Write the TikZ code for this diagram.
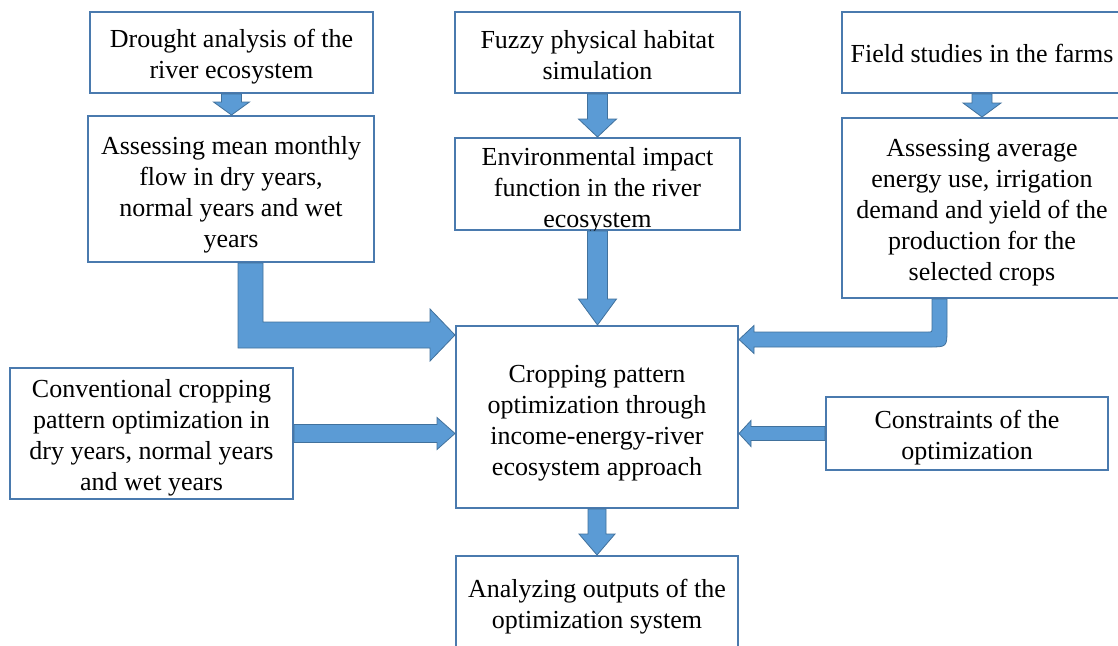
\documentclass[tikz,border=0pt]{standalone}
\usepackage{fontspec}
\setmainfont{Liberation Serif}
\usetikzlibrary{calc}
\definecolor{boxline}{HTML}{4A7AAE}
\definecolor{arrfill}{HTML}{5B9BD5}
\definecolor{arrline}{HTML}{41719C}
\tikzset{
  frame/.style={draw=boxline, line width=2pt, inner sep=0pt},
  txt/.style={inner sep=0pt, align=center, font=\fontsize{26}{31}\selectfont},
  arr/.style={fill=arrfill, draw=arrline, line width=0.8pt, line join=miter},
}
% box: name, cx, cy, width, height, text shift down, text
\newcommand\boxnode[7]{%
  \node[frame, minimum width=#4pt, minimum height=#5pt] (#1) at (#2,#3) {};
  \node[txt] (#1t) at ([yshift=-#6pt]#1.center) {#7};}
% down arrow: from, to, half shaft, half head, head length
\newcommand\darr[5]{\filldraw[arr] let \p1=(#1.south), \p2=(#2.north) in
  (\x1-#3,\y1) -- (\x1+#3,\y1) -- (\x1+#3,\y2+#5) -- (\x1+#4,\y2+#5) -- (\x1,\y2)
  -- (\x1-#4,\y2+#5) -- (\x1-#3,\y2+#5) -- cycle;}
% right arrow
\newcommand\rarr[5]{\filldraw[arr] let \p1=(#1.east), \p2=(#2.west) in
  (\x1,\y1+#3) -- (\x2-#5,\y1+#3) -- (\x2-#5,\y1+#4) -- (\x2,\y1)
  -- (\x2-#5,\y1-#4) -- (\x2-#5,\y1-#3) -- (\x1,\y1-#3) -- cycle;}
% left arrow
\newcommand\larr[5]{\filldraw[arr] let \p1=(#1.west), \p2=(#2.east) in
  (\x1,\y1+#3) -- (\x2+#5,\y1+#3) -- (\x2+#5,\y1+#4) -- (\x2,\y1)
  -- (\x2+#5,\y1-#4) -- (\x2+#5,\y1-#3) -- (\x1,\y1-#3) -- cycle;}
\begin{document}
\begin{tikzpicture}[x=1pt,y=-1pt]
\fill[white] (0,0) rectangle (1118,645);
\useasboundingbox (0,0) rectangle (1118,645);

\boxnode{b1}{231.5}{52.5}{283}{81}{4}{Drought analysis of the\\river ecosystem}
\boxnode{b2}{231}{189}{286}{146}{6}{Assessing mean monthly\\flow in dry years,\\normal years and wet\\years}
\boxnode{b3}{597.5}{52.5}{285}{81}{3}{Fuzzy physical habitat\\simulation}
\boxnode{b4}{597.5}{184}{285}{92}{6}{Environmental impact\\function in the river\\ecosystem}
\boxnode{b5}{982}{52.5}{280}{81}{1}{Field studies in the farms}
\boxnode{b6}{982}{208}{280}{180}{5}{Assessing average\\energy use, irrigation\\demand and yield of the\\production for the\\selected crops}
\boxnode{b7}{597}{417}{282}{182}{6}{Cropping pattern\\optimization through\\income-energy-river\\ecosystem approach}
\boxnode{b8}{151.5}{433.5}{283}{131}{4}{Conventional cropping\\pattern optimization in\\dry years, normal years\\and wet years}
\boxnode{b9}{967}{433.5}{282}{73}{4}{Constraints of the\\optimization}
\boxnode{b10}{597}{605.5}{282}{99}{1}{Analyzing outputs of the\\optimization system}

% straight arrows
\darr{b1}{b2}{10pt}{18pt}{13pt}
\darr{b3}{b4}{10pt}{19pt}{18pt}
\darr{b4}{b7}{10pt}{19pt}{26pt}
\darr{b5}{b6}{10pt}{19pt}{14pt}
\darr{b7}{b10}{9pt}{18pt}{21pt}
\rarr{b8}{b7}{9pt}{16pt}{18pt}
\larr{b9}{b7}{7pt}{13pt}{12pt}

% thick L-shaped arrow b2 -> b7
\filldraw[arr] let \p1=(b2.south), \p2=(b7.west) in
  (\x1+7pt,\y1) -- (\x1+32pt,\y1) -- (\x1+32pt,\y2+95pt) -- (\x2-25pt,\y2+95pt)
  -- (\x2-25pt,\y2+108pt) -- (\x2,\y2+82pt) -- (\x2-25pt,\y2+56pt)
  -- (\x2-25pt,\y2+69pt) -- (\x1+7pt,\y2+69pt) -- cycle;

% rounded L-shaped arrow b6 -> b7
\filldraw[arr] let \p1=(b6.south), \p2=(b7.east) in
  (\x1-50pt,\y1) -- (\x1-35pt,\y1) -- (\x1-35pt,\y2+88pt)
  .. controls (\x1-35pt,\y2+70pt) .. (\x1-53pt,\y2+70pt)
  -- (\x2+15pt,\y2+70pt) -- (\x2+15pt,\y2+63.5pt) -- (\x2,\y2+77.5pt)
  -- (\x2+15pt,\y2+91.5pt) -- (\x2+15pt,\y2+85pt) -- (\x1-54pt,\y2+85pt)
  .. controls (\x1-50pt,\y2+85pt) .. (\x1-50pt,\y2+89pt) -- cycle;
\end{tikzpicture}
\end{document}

- _What you have to do_
Write out the whole listing exactly, and drop the pictures.

- _Correct output_
Write the TikZ code for this diagram.
\documentclass[tikz,border=0pt]{standalone}
\usepackage{fontspec}
\setmainfont{Liberation Serif}
\usetikzlibrary{calc}
\definecolor{boxline}{HTML}{4A7AAE}
\definecolor{arrfill}{HTML}{5B9BD5}
\definecolor{arrline}{HTML}{41719C}
\tikzset{
  frame/.style={draw=boxline, line width=2pt, inner sep=0pt},
  txt/.style={inner sep=0pt, align=center, font=\fontsize{26}{31}\selectfont},
  arr/.style={fill=arrfill, draw=arrline, line width=0.8pt, line join=miter},
}
% box: name, cx, cy, width, height, text shift down, text
\newcommand\boxnode[7]{%
  \node[frame, minimum width=#4pt, minimum height=#5pt] (#1) at (#2,#3) {};
  \node[txt] (#1t) at ([yshift=-#6pt]#1.center) {#7};}
% down arrow: from, to, half shaft, half head, head length
\newcommand\darr[5]{\filldraw[arr] let \p1=(#1.south), \p2=(#2.north) in
  (\x1-#3,\y1) -- (\x1+#3,\y1) -- (\x1+#3,\y2+#5) -- (\x1+#4,\y2+#5) -- (\x1,\y2)
  -- (\x1-#4,\y2+#5) -- (\x1-#3,\y2+#5) -- cycle;}
% right arrow
\newcommand\rarr[5]{\filldraw[arr] let \p1=(#1.east), \p2=(#2.west) in
  (\x1,\y1+#3) -- (\x2-#5,\y1+#3) -- (\x2-#5,\y1+#4) -- (\x2,\y1)
  -- (\x2-#5,\y1-#4) -- (\x2-#5,\y1-#3) -- (\x1,\y1-#3) -- cycle;}
% left arrow
\newcommand\larr[5]{\filldraw[arr] let \p1=(#1.west), \p2=(#2.east) in
  (\x1,\y1+#3) -- (\x2+#5,\y1+#3) -- (\x2+#5,\y1+#4) -- (\x2,\y1)
  -- (\x2+#5,\y1-#4) -- (\x2+#5,\y1-#3) -- (\x1,\y1-#3) -- cycle;}
\begin{document}
\begin{tikzpicture}[x=1pt,y=-1pt]
\fill[white] (0,0) rectangle (1118,645);
\useasboundingbox (0,0) rectangle (1118,645);

\boxnode{b1}{231.5}{52.5}{283}{81}{4}{Drought analysis of the\\river ecosystem}
\boxnode{b2}{231}{189}{286}{146}{6}{Assessing mean monthly\\flow in dry years,\\normal years and wet\\years}
\boxnode{b3}{597.5}{52.5}{285}{81}{3}{Fuzzy physical habitat\\simulation}
\boxnode{b4}{597.5}{184}{285}{92}{6}{Environmental impact\\function in the river\\ecosystem}
\boxnode{b5}{982}{52.5}{280}{81}{1}{Field studies in the farms}
\boxnode{b6}{982}{208}{280}{180}{5}{Assessing average\\energy use, irrigation\\demand and yield of the\\production for the\\selected crops}
\boxnode{b7}{597}{417}{282}{182}{6}{Cropping pattern\\optimization through\\income-energy-river\\ecosystem approach}
\boxnode{b8}{151.5}{433.5}{283}{131}{4}{Conventional cropping\\pattern optimization in\\dry years, normal years\\and wet years}
\boxnode{b9}{967}{433.5}{282}{73}{4}{Constraints of the\\optimization}
\boxnode{b10}{597}{605.5}{282}{99}{1}{Analyzing outputs of the\\optimization system}

% straight arrows
\darr{b1}{b2}{10pt}{18pt}{13pt}
\darr{b3}{b4}{10pt}{19pt}{18pt}
\darr{b4}{b7}{10pt}{19pt}{26pt}
\darr{b5}{b6}{10pt}{19pt}{14pt}
\darr{b7}{b10}{9pt}{18pt}{21pt}
\rarr{b8}{b7}{9pt}{16pt}{18pt}
\larr{b9}{b7}{7pt}{13pt}{12pt}

% thick L-shaped arrow b2 -> b7
\filldraw[arr] let \p1=(b2.south), \p2=(b7.west) in
  (\x1+7pt,\y1) -- (\x1+32pt,\y1) -- (\x1+32pt,\y2+95pt) -- (\x2-25pt,\y2+95pt)
  -- (\x2-25pt,\y2+108pt) -- (\x2,\y2+82pt) -- (\x2-25pt,\y2+56pt)
  -- (\x2-25pt,\y2+69pt) -- (\x1+7pt,\y2+69pt) -- cycle;

% rounded L-shaped arrow b6 -> b7
\filldraw[arr] let \p1=(b6.south), \p2=(b7.east) in
  (\x1-50pt,\y1) -- (\x1-35pt,\y1) -- (\x1-35pt,\y2+88pt)
  .. controls (\x1-35pt,\y2+70pt) .. (\x1-53pt,\y2+70pt)
  -- (\x2+15pt,\y2+70pt) -- (\x2+15pt,\y2+63.5pt) -- (\x2,\y2+77.5pt)
  -- (\x2+15pt,\y2+91.5pt) -- (\x2+15pt,\y2+85pt) -- (\x1-54pt,\y2+85pt)
  .. controls (\x1-50pt,\y2+85pt) .. (\x1-50pt,\y2+89pt) -- cycle;
\end{tikzpicture}
\end{document}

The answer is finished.